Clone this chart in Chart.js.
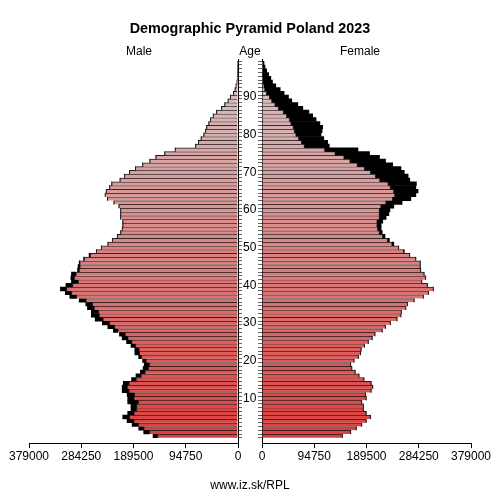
<!DOCTYPE html>
<html>
<head>
<meta charset="utf-8">
<script src="https://cdn.jsdelivr.net/npm/chart.js@4.4.1/dist/chart.umd.min.js"></script>
<style>
  body { margin: 0; width: 500px; height: 500px; position: relative; background: #fff; overflow: hidden;
         font-family: "Liberation Sans", Arial, sans-serif; color: #000; }
  canvas { position: absolute; top: 0; }
  #male { left: 0; }
  #female { left: 238px; }
  .txt { position: absolute; white-space: nowrap; line-height: 1; text-align: center; }
</style>
</head>
<body>
<canvas id="male" width="262" height="500"></canvas>
<canvas id="female" width="262" height="500"></canvas>
<div class="txt" style="left:0;width:500px;top:21px;font-size:14.4px;font-weight:bold">Demographic Pyramid Poland 2023</div>
<div class="txt" style="left:99px;width:80px;top:45px;font-size:12px">Male</div>
<div class="txt" style="left:210px;width:80px;top:45px;font-size:12px">Age</div>
<div class="txt" style="left:320px;width:80px;top:45px;font-size:12px">Female</div>
<div class="txt" style="left:0;width:500px;top:479px;font-size:12px">www.iz.sk/RPL</div>
<script>
Chart.defaults.font.family = '"Liberation Sans", Arial, sans-serif';
Chart.defaults.font.size = 12;
Chart.defaults.color = '#000';

// ages 0..99
const ages = Array.from({ length: 100 }, (_, i) => i);

// population by single year of age
const male = [
  154000, 171000, 180000, 192000, 201000, 209000, 200000, 194000, 194000, 200000,
  200000, 201000, 210000, 210000, 208000, 193000, 185000, 177000, 172000, 170000,
  173000, 180000, 187000, 187000, 194000, 202000, 210000, 215000, 226000, 236000,
  246000, 259000, 266000, 266000, 273000, 276000, 288000, 305000, 313000, 322000,
  312000, 302000, 303000, 302000, 291000, 290000, 288000, 280000, 270000, 257000,
  248000, 236000, 228000, 219000, 213000, 210000, 209000, 209000, 213000, 213000,
  213000, 216000, 225000, 237000, 241000, 239000, 233000, 229000, 214000, 206000,
  197000, 186000, 173000, 160000, 149000, 133000, 114000, 77000, 72000, 67000,
  62000, 59000, 57000, 53000, 50000, 45000, 39000, 30000, 24000, 18000,
  14000, 8500, 5400, 3600, 1800, 1300, 1000, 700, 500, 300
];
const female = [
  146000, 161000, 171000, 181000, 189000, 197000, 189000, 184000, 184000, 181000,
  189000, 188000, 198000, 201000, 198000, 185000, 176000, 169000, 163000, 161000,
  167000, 175000, 179000, 180000, 186000, 193000, 200000, 205000, 218000, 224000,
  233000, 245000, 252000, 253000, 261000, 264000, 276000, 293000, 302000, 311000,
  300000, 290000, 297000, 294000, 288000, 287000, 287000, 279000, 268000, 258000,
  248000, 239000, 231000, 223000, 218000, 216000, 216000, 219000, 225000, 230000,
  232000, 239000, 254000, 270000, 279000, 283000, 279000, 280000, 268000, 265000,
  258000, 252000, 237000, 224000, 213000, 195000, 174000, 122000, 119000, 112000,
  107000, 109000, 110000, 105000, 98000, 92000, 85000, 74000, 65000, 54000,
  48000, 40000, 33000, 25000, 19000, 16000, 12000, 8500, 5400, 3600
];
const xTicks = [0, 94750, 189500, 284250, 379000];

function ageColor(a) {
  const t = a / 99;
  const r = Math.round(220 - 5 * t);
  const g = Math.round(62 + 138 * t);
  return 'rgb(' + r + ',' + g + ',' + g + ')';
}

function pyramidSide(id, own, other, isMale) {
  const common = own.map((v, i) => Math.min(v, other[i]));
  const excess = own.map((v, i) => Math.max(0, v - other[i]));
  new Chart(document.getElementById(id), {
    type: 'bar',
    data: {
      labels: ages,
      datasets: [
        {
          data: common,
          backgroundColor: ages.map(ageColor),
          borderColor: '#1a1a1a',
          borderWidth: { top: 1, bottom: 0, left: 1, right: 1 },
          borderSkipped: 'start'
        },
        {
          data: excess,
          backgroundColor: '#000',
          borderColor: '#000',
          borderWidth: 0
        }
      ]
    },
    options: {
      indexAxis: 'y',
      responsive: false,
      animation: false,
      categoryPercentage: 1,
      barPercentage: 1,
      layout: {
        padding: isMale
          ? { left: 29, right: 0, top: 59.3, bottom: 36.9 }
          : { left: 0, right: 29, top: 59.3, bottom: 36.9 }
      },
      plugins: { legend: { display: false }, tooltip: { enabled: false } },
      scales: {
        x: {
          type: 'linear',
          reverse: isMale,
          min: 0,
          max: 379000,
          stacked: true,
          afterBuildTicks: s => { s.ticks = xTicks.map(v => ({ value: v })); },
          afterFit: s => { s.height = 20; },
          grid: { drawOnChartArea: false, drawTicks: true, tickLength: 5, color: '#000' },
          border: { color: '#000', width: 1 },
          ticks: { padding: 1, maxRotation: 0, autoSkip: false, callback: v => String(v) }
        },
        y: {
          type: 'linear',
          position: isMale ? 'right' : 'left',
          min: -1.4,
          max: 99.5,
          stacked: true,
          afterBuildTicks: s => { s.ticks = ages.map(v => ({ value: v })); },
          afterFit: s => { s.width = 24; },
          grid: { drawOnChartArea: false, drawTicks: true, tickLength: 4, color: '#666' },
          border: { color: '#000', width: 1 },
          ticks: {
            display: isMale,
            crossAlign: 'center',
            padding: 1,
            autoSkip: false,
            callback: v => (v % 10 === 0 && v > 0 ? String(v) : '')
          }
        }
      }
    }
  });
}

pyramidSide('male', male, female, true);
pyramidSide('female', female, male, false);
</script>
</body>
</html>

····················

## THE EXERCISE
Write the listing out a second time exactly, dropping all images.

## COMPLETE RESPONSE
Clone this chart in Chart.js.
<!DOCTYPE html>
<html>
<head>
<meta charset="utf-8">
<script src="https://cdn.jsdelivr.net/npm/chart.js@4.4.1/dist/chart.umd.min.js"></script>
<style>
  body { margin: 0; width: 500px; height: 500px; position: relative; background: #fff; overflow: hidden;
         font-family: "Liberation Sans", Arial, sans-serif; color: #000; }
  canvas { position: absolute; top: 0; }
  #male { left: 0; }
  #female { left: 238px; }
  .txt { position: absolute; white-space: nowrap; line-height: 1; text-align: center; }
</style>
</head>
<body>
<canvas id="male" width="262" height="500"></canvas>
<canvas id="female" width="262" height="500"></canvas>
<div class="txt" style="left:0;width:500px;top:21px;font-size:14.4px;font-weight:bold">Demographic Pyramid Poland 2023</div>
<div class="txt" style="left:99px;width:80px;top:45px;font-size:12px">Male</div>
<div class="txt" style="left:210px;width:80px;top:45px;font-size:12px">Age</div>
<div class="txt" style="left:320px;width:80px;top:45px;font-size:12px">Female</div>
<div class="txt" style="left:0;width:500px;top:479px;font-size:12px">www.iz.sk/RPL</div>
<script>
Chart.defaults.font.family = '"Liberation Sans", Arial, sans-serif';
Chart.defaults.font.size = 12;
Chart.defaults.color = '#000';

// ages 0..99
const ages = Array.from({ length: 100 }, (_, i) => i);

// population by single year of age
const male = [
  154000, 171000, 180000, 192000, 201000, 209000, 200000, 194000, 194000, 200000,
  200000, 201000, 210000, 210000, 208000, 193000, 185000, 177000, 172000, 170000,
  173000, 180000, 187000, 187000, 194000, 202000, 210000, 215000, 226000, 236000,
  246000, 259000, 266000, 266000, 273000, 276000, 288000, 305000, 313000, 322000,
  312000, 302000, 303000, 302000, 291000, 290000, 288000, 280000, 270000, 257000,
  248000, 236000, 228000, 219000, 213000, 210000, 209000, 209000, 213000, 213000,
  213000, 216000, 225000, 237000, 241000, 239000, 233000, 229000, 214000, 206000,
  197000, 186000, 173000, 160000, 149000, 133000, 114000, 77000, 72000, 67000,
  62000, 59000, 57000, 53000, 50000, 45000, 39000, 30000, 24000, 18000,
  14000, 8500, 5400, 3600, 1800, 1300, 1000, 700, 500, 300
];
const female = [
  146000, 161000, 171000, 181000, 189000, 197000, 189000, 184000, 184000, 181000,
  189000, 188000, 198000, 201000, 198000, 185000, 176000, 169000, 163000, 161000,
  167000, 175000, 179000, 180000, 186000, 193000, 200000, 205000, 218000, 224000,
  233000, 245000, 252000, 253000, 261000, 264000, 276000, 293000, 302000, 311000,
  300000, 290000, 297000, 294000, 288000, 287000, 287000, 279000, 268000, 258000,
  248000, 239000, 231000, 223000, 218000, 216000, 216000, 219000, 225000, 230000,
  232000, 239000, 254000, 270000, 279000, 283000, 279000, 280000, 268000, 265000,
  258000, 252000, 237000, 224000, 213000, 195000, 174000, 122000, 119000, 112000,
  107000, 109000, 110000, 105000, 98000, 92000, 85000, 74000, 65000, 54000,
  48000, 40000, 33000, 25000, 19000, 16000, 12000, 8500, 5400, 3600
];
const xTicks = [0, 94750, 189500, 284250, 379000];

function ageColor(a) {
  const t = a / 99;
  const r = Math.round(220 - 5 * t);
  const g = Math.round(62 + 138 * t);
  return 'rgb(' + r + ',' + g + ',' + g + ')';
}

function pyramidSide(id, own, other, isMale) {
  const common = own.map((v, i) => Math.min(v, other[i]));
  const excess = own.map((v, i) => Math.max(0, v - other[i]));
  new Chart(document.getElementById(id), {
    type: 'bar',
    data: {
      labels: ages,
      datasets: [
        {
          data: common,
          backgroundColor: ages.map(ageColor),
          borderColor: '#1a1a1a',
          borderWidth: { top: 1, bottom: 0, left: 1, right: 1 },
          borderSkipped: 'start'
        },
        {
          data: excess,
          backgroundColor: '#000',
          borderColor: '#000',
          borderWidth: 0
        }
      ]
    },
    options: {
      indexAxis: 'y',
      responsive: false,
      animation: false,
      categoryPercentage: 1,
      barPercentage: 1,
      layout: {
        padding: isMale
          ? { left: 29, right: 0, top: 59.3, bottom: 36.9 }
          : { left: 0, right: 29, top: 59.3, bottom: 36.9 }
      },
      plugins: { legend: { display: false }, tooltip: { enabled: false } },
      scales: {
        x: {
          type: 'linear',
          reverse: isMale,
          min: 0,
          max: 379000,
          stacked: true,
          afterBuildTicks: s => { s.ticks = xTicks.map(v => ({ value: v })); },
          afterFit: s => { s.height = 20; },
          grid: { drawOnChartArea: false, drawTicks: true, tickLength: 5, color: '#000' },
          border: { color: '#000', width: 1 },
          ticks: { padding: 1, maxRotation: 0, autoSkip: false, callback: v => String(v) }
        },
        y: {
          type: 'linear',
          position: isMale ? 'right' : 'left',
          min: -1.4,
          max: 99.5,
          stacked: true,
          afterBuildTicks: s => { s.ticks = ages.map(v => ({ value: v })); },
          afterFit: s => { s.width = 24; },
          grid: { drawOnChartArea: false, drawTicks: true, tickLength: 4, color: '#666' },
          border: { color: '#000', width: 1 },
          ticks: {
            display: isMale,
            crossAlign: 'center',
            padding: 1,
            autoSkip: false,
            callback: v => (v % 10 === 0 && v > 0 ? String(v) : '')
          }
        }
      }
    }
  });
}

pyramidSide('male', male, female, true);
pyramidSide('female', female, male, false);
</script>
</body>
</html>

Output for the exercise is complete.